И для меня сразу началась заключительная часть действия. Но теперь это было иным, нежели тогда, в школе – теперь я наконец поняла, что такое, когда тебя насилуют. Парней было человек шесть; они брали меня по очереди согласно условиям игры, и каждый старался взять все сто процентов; а двое вообще забавлялись со мной одновременно, крепко зажав меня между своими, делая с моими органами что-то противоестественное, не предусмотренное природой. Было больно, немного страшно, и в общем-то даже противно. Пройдя полный круг, я чувствовала себя неважно.

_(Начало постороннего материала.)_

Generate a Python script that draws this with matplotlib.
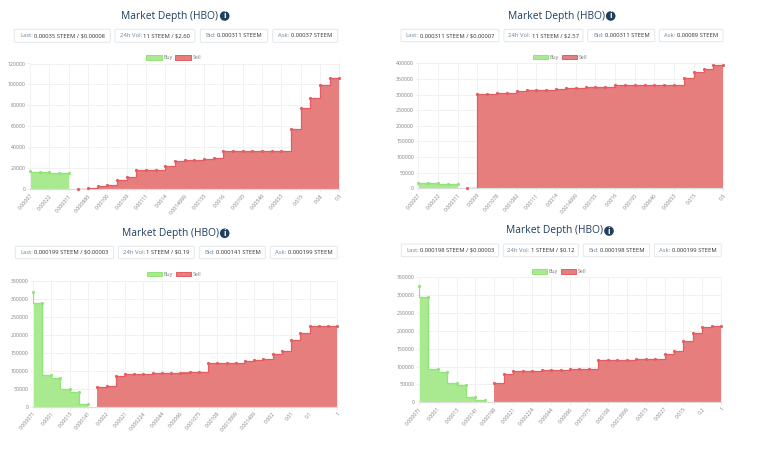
#!/usr/bin/env python3
"""Four market depth charts for HBO, drawn on one 768x462 canvas."""
import matplotlib
matplotlib.use("Agg")
import matplotlib.pyplot as plt
import numpy as np
from matplotlib.patches import FancyBboxPatch, Circle, Patch

plt.rcParams["font.family"] = ["Open Sans", "DejaVu Sans"]

W, H = 768, 462
NAVY = "#1f3f5f"
BUY_FILL = "#a9e98f"
BUY_LINE = "#8fe575"
SELL_FILL = "#e67e7e"
SELL_LINE = "#e35d63"
GRID = "#f1f1f1"
ZERO = "#dcdcdc"
TICK = "#808080"

# top left
buy_1 = [17500, 16200, 16200, 15500, 15500]
sell_1 = [300, 1000, 3000, 3600, 8800, 11500, 18000, 18300, 18300, 22000, 27000,
          27500, 28000, 29000, 30000, 36000, 36200, 36300, 36400, 36500, 36700,
          36800, 57000, 77000, 87000, 99000, 106000, 106000]
labels_1 = ["0.00007", "0.00022", "0.000311", "0.000886", "0.00106", "0.00109",
            "0.00111", "0.0014", "0.0014999", "0.00155", "0.0016", "0.00195",
            "0.00546", "0.00653", "0.015", "0.08", "0.5"]
ticks_1 = list(range(0, 33, 2))
yticks_1 = [0, 20000, 40000, 60000, 80000, 100000, 120000]
stats_1 = [("Last:", "0.00035 STEEM / $0.00008"), ("24h Vol:", "11 STEEM / $2.60"),
           ("Bid:", "0.000311 STEEM"), ("Ask:", "0.00037 STEEM")]

# top right
buy_2 = [17000, 15500, 15500, 15000, 15000]
sell_2 = [500, 301000, 302000, 305000, 306000, 310000, 313000, 313500, 313500,
          317000, 322000, 322500, 323000, 323500, 324000, 331000, 331300, 331500,
          331600, 331700, 331800, 332000, 352000, 372000, 382000, 393000, 394000]
labels_2 = ["0.00007", "0.00022", "0.000311", "0.0009", "0.001078", "0.001082",
            "0.00111", "0.0014", "0.0014999", "0.00155", "0.0016", "0.00195",
            "0.00646", "0.00653", "0.015", "0.5"]
ticks_2 = list(range(0, 29, 2)) + [31]
yticks_2 = [0, 50000, 100000, 150000, 200000, 250000, 300000, 350000, 400000]
stats_2 = [("Last:", "0.000311 STEEM / $0.00007"), ("24h Vol:", "11 STEEM / $2.57"),
           ("Bid:", "0.000311 STEEM"), ("Ask:", "0.00089 STEEM")]

# bottom left
buy_3 = [319000, 288000, 87000, 79000, 49000, 42000, 8000]
sell_3 = [55000, 58000, 84000, 90000, 90500, 91000, 93000, 93500, 94000, 95000,
          96000, 96500, 121000, 122000, 122000, 122500, 126000, 131000, 132000,
          146000, 154000, 184000, 204000, 224000, 224500, 225000, 225000]
labels_3 = ["0.000071", "0.0001", "0.00013", "0.000141", "0.0002", "0.00021",
            "0.000224", "0.00044", "0.00066", "0.001075", "0.00108", "0.0013999",
            "0.001499", "0.002", "0.01", "0.1", "1"]
ticks_3 = list(range(0, 31, 2)) + [33]
yticks_3 = [0, 50000, 100000, 150000, 200000, 250000, 300000, 350000]
stats_3 = [("Last:", "0.000199 STEEM / $0.00003"), ("24h Vol:", "1 STEEM / $0.19"),
           ("Bid:", "0.000141 STEEM"), ("Ask:", "0.000199 STEEM")]

# bottom right
buy_4 = [325000, 294000, 93000, 85000, 55000, 48000, 15000, 6000]
sell_4 = [55000, 80000, 87000, 88000, 89000, 90000, 90500, 91000, 92500, 93500,
          94000, 118000, 119000, 119500, 119500, 120000, 120500, 121000, 135000,
          143000, 172000, 193000, 212000, 213000, 214000]
labels_4 = ["0.000071", "0.0001", "0.00013", "0.000141", "0.000198", "0.00021",
            "0.000224", "0.00044", "0.00066", "0.001075", "0.00108", "0.0013999",
            "0.0015", "0.0027", "0.015", "0.2", "1"]
ticks_4 = list(range(0, 33, 2))
yticks_4 = yticks_3
stats_4 = [("Last:", "0.000198 STEEM / $0.00003"), ("24h Vol:", "1 STEEM / $0.12"),
           ("Bid:", "0.000198 STEEM"), ("Ask:", "0.000199 STEEM")]

fig = plt.figure(figsize=(W / 100, H / 100), dpi=100)
fig.patch.set_facecolor("white")
page = fig.add_axes([0, 0, 1, 1])
page.set_xlim(0, W)
page.set_ylim(H, 0)
page.axis("off")
renderer = fig.canvas.get_renderer()


def stat_box(x0, x1, y0, y1, name, value):
    page.add_patch(FancyBboxPatch((x0, y0), x1 - x0, y1 - y0,
                                  boxstyle="round,pad=0,rounding_size=1.2",
                                  facecolor="white", edgecolor="#e4e7ea", linewidth=0.7))
    # two colours in one line, so measure the pieces and centre them together
    a = page.text(0, (y0 + y1) / 2, name, fontsize=4.25, color="#6f8499", va="center")
    b = page.text(0, (y0 + y1) / 2, value, fontsize=4.25, color="#333333", va="center")
    wa = a.get_window_extent(renderer).width
    wb = b.get_window_extent(renderer).width
    left = (x0 + x1) / 2 - (wa + 1.2 + wb) / 2
    a.set_x(left)
    b.set_x(left + wa + 1.2)


def header(cx, icon_x, y, boxes, box_y, stats):
    page.text(cx, y, "Market Depth (HBO)", fontsize=7.4, color=NAVY,
              ha="center", va="center")
    page.add_patch(Circle((icon_x, y), 4.8, facecolor=NAVY, edgecolor="none"))
    page.text(icon_x, y, "i", fontsize=6, color="white", fontweight="bold",
              ha="center", va="center")
    for (x0, x1), (name, value) in zip(boxes, stats):
        stat_box(x0, x1, box_y[0], box_y[1], name, value)


def depth_chart(rect, legend_xy, buy, sell, ticks, labels, yticks):
    x0, x1, y0, y1 = rect
    ax = fig.add_axes([x0 / W, 1 - y1 / H, (x1 - x0) / W, (y1 - y0) / H])
    xb = np.arange(len(buy))
    xs = np.arange(len(sell)) + len(buy)

    ax.fill_between(xb, buy, 0, step="pre", color=BUY_FILL, linewidth=0, zorder=2)
    ax.plot(xb, buy, drawstyle="steps-pre", color=BUY_LINE, linewidth=0.9, zorder=3)
    ax.plot(xb, buy, "o", color=BUY_LINE, markersize=1.3, zorder=4, clip_on=False)
    ax.fill_between(xs, sell, 0, step="post", color=SELL_FILL, linewidth=0, zorder=2)
    ax.plot(xs, sell, drawstyle="steps-post", color=SELL_LINE, linewidth=0.9, zorder=3)
    ax.plot(xs, sell, "o", color=SELL_LINE, markersize=1.3, zorder=4, clip_on=False)

    ax.set_xlim(0, len(buy) + len(sell) - 1)
    ax.set_ylim(0, yticks[-1])
    ax.set_xticks(ticks)
    ax.set_xticklabels(labels, rotation=50, ha="right", rotation_mode="anchor")
    ax.set_yticks(yticks)
    ax.set_yticklabels([str(v) for v in yticks])
    ax.grid(True, color=GRID, linewidth=0.7, zorder=0)
    ax.set_axisbelow(True)
    ax.tick_params(labelsize=3.7, labelcolor=TICK, color=GRID, length=2, width=0.7, pad=1)
    for s in ("top", "right", "left"):
        ax.spines[s].set_color(GRID)
        ax.spines[s].set_linewidth(0.7)
    ax.spines["bottom"].set_color(ZERO)
    ax.spines["bottom"].set_linewidth(0.9)

    handles = [Patch(facecolor=BUY_FILL, edgecolor=BUY_LINE, linewidth=0.7, label="Buy"),
               Patch(facecolor=SELL_FILL, edgecolor=SELL_LINE, linewidth=0.7, label="Sell")]
    ax.legend(handles=handles, ncol=2, frameon=False, fontsize=3.8, labelcolor="#777777",
              loc="center", bbox_to_anchor=legend_xy, bbox_transform=page.transData,
              handlelength=2.9, handleheight=1.0, handletextpad=0.35, columnspacing=0.5,
              borderpad=0, borderaxespad=0)


header(169.5, 224.7, 16, [(14.3, 110.3), (115, 195), (200.3, 267.7), (272.7, 337.7)],
       (29.3, 42.3), stats_1)
header(556, 610.7, 16, [(401, 499), (504, 583), (587.7, 654.7), (659.3, 723)],
       (29.3, 41.7), stats_2)
header(170, 224.7, 233.3, [(15.3, 113.7), (118.3, 194.3), (199.3, 265.3), (270.3, 337.3)],
       (246.3, 258.7), stats_3)
header(555, 609, 231, [(401.3, 498.7), (503.3, 578.3), (583.3, 649.7), (654.3, 721.3)],
       (244, 256.7), stats_4)

depth_chart((30, 339.4, 63.5, 189), (173.8, 57.7), buy_1, sell_1, ticks_1, labels_1, yticks_1)
depth_chart((418.3, 723.3, 63.3, 188.3), (560, 57.3), buy_2, sell_2, ticks_2, labels_2, yticks_2)
depth_chart((32.7, 337.3, 280.7, 406.7), (174, 274.3), buy_3, sell_3, ticks_3, labels_3, yticks_3)
depth_chart((418.7, 721.3, 277.3, 402.3), (559, 271.7), buy_4, sell_4, ticks_4, labels_4, yticks_4)

fig.savefig("out.png", dpi=100, facecolor="white")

На следующий день я была вся в синяках, испытывала боль при каждом движении, а сидеть вообще не могла. Впрочем, у других девиц наверняка был тот же результат, ведь с ними вытворяли то же самое, только терзали еще дольше, потому что на второй, третий раз у парней все получалось гораздо медленнее. Но все-таки между мной и ими имелась существенная разница: остальные вместе с парнями испытывали удовольствие. Я оценила это, когда приходила в себя, лежа на ковре: все происходило на всеобщем обозрении. Я поняла наконец, что и как при этом делается. Девицы визжали и стонали как дикие, у одной из них даже выступила пена в углах рта – и я могу поклясться, что было это не от боли и не от ужаса, а от нечеловеческого, животного, звериного наслаждения. А я сначала не ощущала вообще ничего, потом стало просто больно. Чувство удовлетворения – «чувство секса», как выражались они, вычитав это, запретное по тем временам словечко в каком-то английском романе – ко мне так и не пришло.